Fig. 1.

Allele-specific expression in preimplantation embryos. RTPCR was used to analyse allele-specific expression of genes within the Kcnq1 domain in C57BL/6J (B6)×Mus spretus-distal chromosome 7 (SD7) two-cell and blastocyst stage embryos. Maternal (M) and paternal (P) alleles were distinguished using RFLP or deletion/insertion polymorphisms described in the Materials and methods. For each gene, a representative sample is shown with its corresponding reverse-transcriptase negative control. (A) A schematic of the Kcnq1 domain, with the non-coding RNA Kcnq1ot1 labelled in black, ubiquitously imprinted genes labelled in green and placental-specific imprinted genes labelled in purple. DMRs are marked by black circles. (B) Kcnq1ot1 exhibits monoallelic paternal expression at the two-cell stage. (C) Kcnq1ot1 and Kcnq1 are paternally and maternally expressed, respectively; however, placental specific imprinted genes Tssc4 and Cd81 are biallelically expressed at the blastocyst stage. (D) Table showing the tissue specific imprinting of genes in the locus.

Fig. 2.

Allele-specific expression in ES and TS cells. RT-PCR was used to analyse the allele-specific expression of genes within the Kcnq1 domain in undifferentiated C57BL/6J (B6)×M.m. castaneus (Ca) ES and TS cells. Maternal (M) and paternal (P) alleles were distinguished using RFLP or deletion/insertion polymorphisms described in the Materials and methods. The non-coding RNA Kcnq1ot1 is labelled in black, ubiquitously imprinted genes are labelled in green and placental specific imprinted genes are labelled in purple. For each gene, a representative sample is shown with its corresponding reverse transcriptase-negative control. Phlda2, Cdkn1c and Kcnq1ot1 exhibit monoallelic expression, and Tssc4 and Osbpl5 show biallelic expression in both cell types. Cd81 shows expression from both alleles although there is a bias towards the maternal allele. We corrected for primer bias by densitometry and normalisation to a mix of 50% B6 cDNA and 50% Cast cDNA. The parental ratio of Cd81 in ES cells is 1:1, whereas TS cells show a ratio of 3.5:1.

Fig. 3.

Histone modifications in ES cells, TS cells and E7.5 EPC. (A) ChIP analysis of the previously mentioned ES and TS cell lines was carried out to analyse allele-specific histone modifications with antibodies against H3Ac, H3K4me2, H3K9me2 and H3K27me3. The modifications associated with active chromatin regions are marked in green (light green for ES, dark green for TS cells), while those associated with repressive chromatin are marked in red (light red for ES, dark red for TS cells).
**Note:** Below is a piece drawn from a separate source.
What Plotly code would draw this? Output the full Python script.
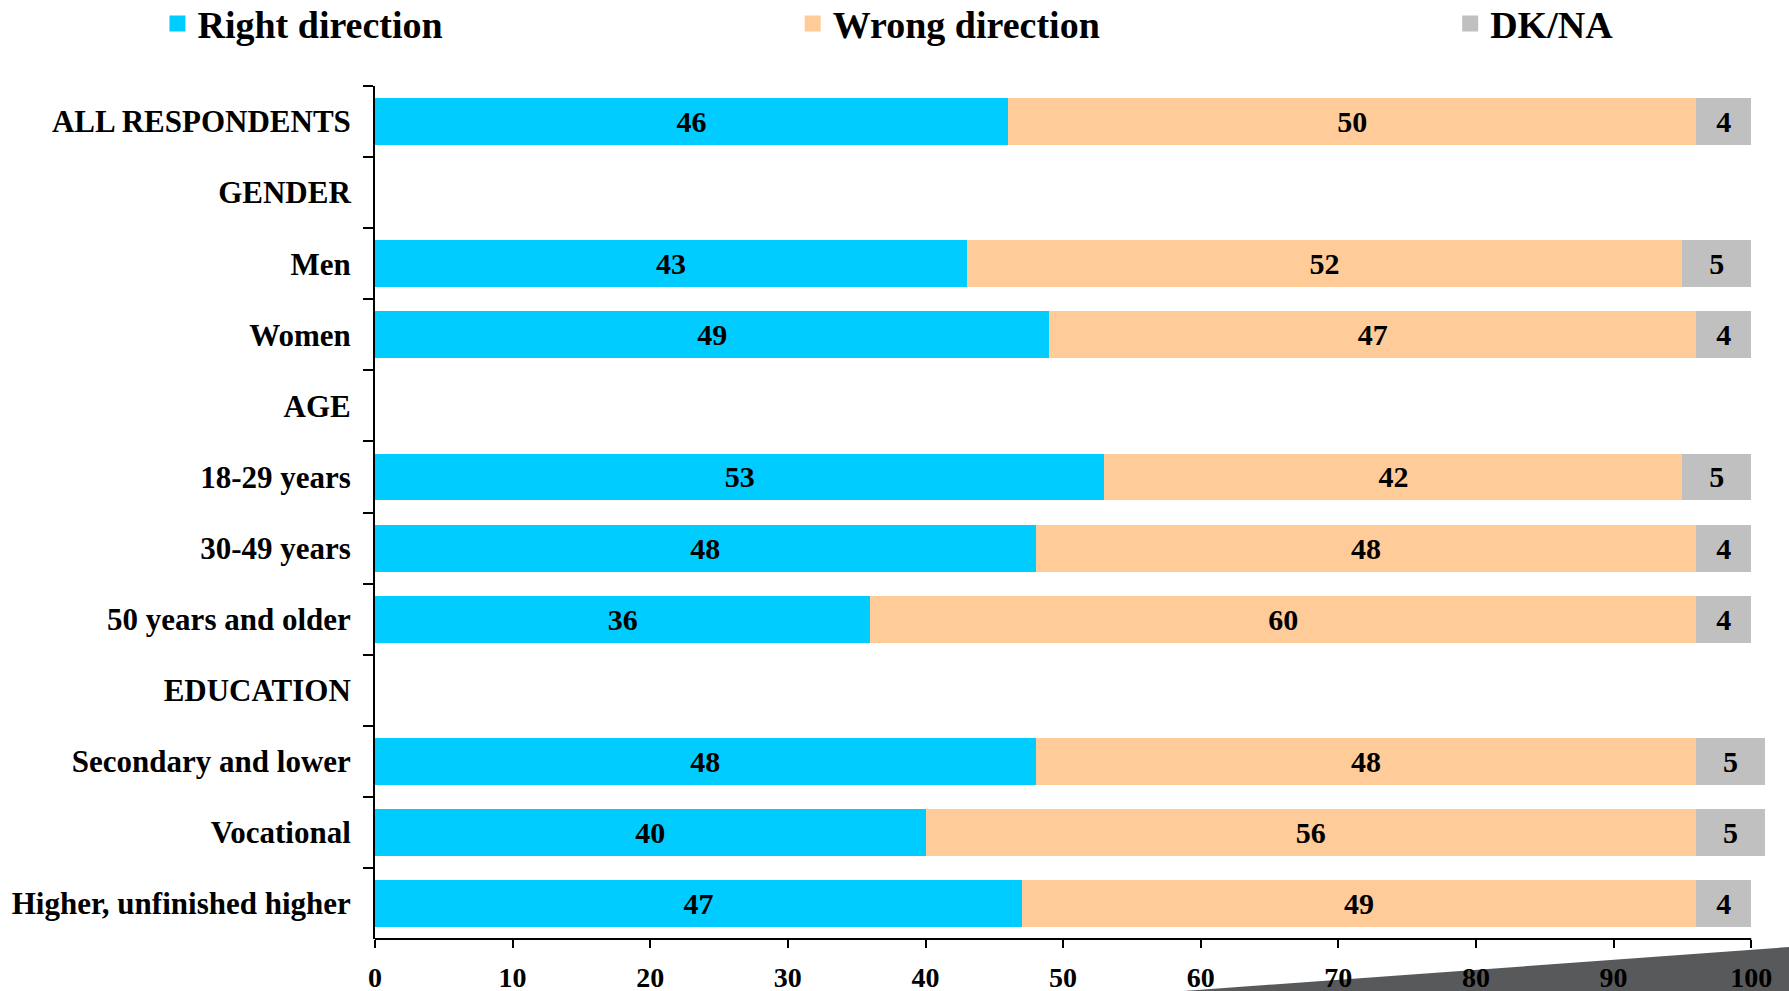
import plotly.graph_objects as go

categories = ["ALL RESPONDENTS", "GENDER", "Men", "Women", "AGE", "18-29 years",
              "30-49 years", "50 years and older", "EDUCATION", "Secondary and lower",
              "Vocational", "Higher, unfinished higher"]
right_dir = [46, None, 43, 49, None, 53, 48, 36, None, 48, 40, 47]
wrong_dir = [50, None, 52, 47, None, 42, 48, 60, None, 48, 56, 49]
dk_na = [4, None, 5, 4, None, 5, 4, 4, None, 5, 5, 4]
series_names = ["Right direction", "Wrong direction", "DK/NA"]
colors = ["#00CCFF", "#FFCC99", "#C0C0C0"]
x_ticks = [0, 10, 20, 30, 40, 50, 60, 70, 80, 90, 100]

FONT = "Liberation Serif, Times New Roman, serif"

fig = go.Figure()
for name, vals, col in zip(series_names, [right_dir, wrong_dir, dk_na], colors):
    fig.add_trace(go.Bar(
        y=categories, x=vals, orientation="h", name=name,
        marker=dict(color=col, line=dict(width=0)),
        text=[("" if v is None else str(v)) for v in vals],
        textposition="inside", insidetextanchor="middle",
        textfont=dict(family=FONT, size=30, color="black", weight="bold"),
        showlegend=False, hoverinfo="x+y+name",
    ))

legend_ids = ["legend", "legend2", "legend3"]
for name, col, lg in zip(series_names, colors, legend_ids):
    fig.add_trace(go.Scatter(
        x=[None], y=[None], mode="markers", name=name,
        marker=dict(symbol="square", size=16, color=col),
        legend=lg, showlegend=True,
    ))

leg_common = dict(orientation="h", yanchor="middle", xanchor="left",
                  bgcolor="rgba(0,0,0,0)",
                  font=dict(family=FONT, size=38, color="black", weight="bold"))

fig.update_layout(
    barmode="stack",
    bargap=0.34,
    width=1789, height=991,
    margin=dict(l=375, r=24, t=86, b=52, autoexpand=False),
    paper_bgcolor="white", plot_bgcolor="white",
    uniformtext=dict(minsize=30, mode="show"),
    legend=dict(x=-0.1565, y=1.073, **leg_common),
    legend2=dict(x=0.3005, y=1.073, **leg_common),
    legend3=dict(x=0.7735, y=1.073, **leg_common),
    xaxis=dict(range=[0, 101], tickvals=x_ticks, showgrid=False, zeroline=False,
               showline=False, ticks="outside", ticklen=8, tickwidth=2, tickcolor="black",
               ticklabelstandoff=5,
               tickfont=dict(family=FONT, size=28, color="black", weight="bold")),
    yaxis=dict(autorange="reversed", type="category", showgrid=False, zeroline=False,
               showline=True, linecolor="black", linewidth=2,
               ticks="outside", tickson="boundaries", ticklen=10, tickwidth=2, tickcolor="black",
               ticklabelstandoff=16,
               tickfont=dict(family=FONT, size=31, color="black", weight="bold")),
    shapes=[
        dict(type="line", xref="x", yref="paper", x0=0, x1=100, y0=0, y1=0,
             line=dict(color="black", width=2)),
        dict(type="path", xref="paper", yref="paper", layer="below",
             path="M 0.5813,-0.061 L 1.0174,-0.0094 L 1.0174,-0.061 Z",
             fillcolor="#58595B", line=dict(width=0)),
    ],
)

fig.write_html("out.html", config={"displayModeBar": False},
               post_script="document.body.style.margin='0';document.body.style.overflow='hidden';")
The parental alleles are distinguished by SNPs which are separated on SSCP gels. The non-coding RNA Kcnq1ot1 is labelled in black, ubiquitously imprinted genes are labelled in green and placental specific imprinted genes are labelled in purple. Phlda2, Cdkn1c and Kcnq1ot1 show an allelic bias in histone modifications (marked by arrows) and Osbpl5, Tssc4, Cd81 and Ascl2 show no bias in both cell types. Each panel is a representative example of the ChIP, beside it is a graphical representation of the ratio of the bound maternal allele to the bound paternal allele (normalised according to the input) shown for the active modifications and the ratio of paternal over maternal for repressive modification, except for Kcnq1ot1 where the ratios are reversed. (B) RT-PCR was used to analyse allele specific expression of Tssc4 in C57BL/6J (B6)×M. spretus-distal chromosome 7 (SD7) E7.5 embryos and EPCs. Maternal (M) and paternal (P) alleles were distinguished using an RFLP polymorphism described in the Materials and methods. Embryos show biallelic expression while EPCs show maternal expression. Carrier ChIP analysis was used to analyse the histone modification H3K4me2 at Tssc4 in C57BL/6J (B6) × SD7 (SD7) E7.5 EPC. The parental alleles are distinguished by a SNP which is separated on an SSCP gel. There is a clear bias in the distribution of K4me2 with the majority associated with the active maternal allele.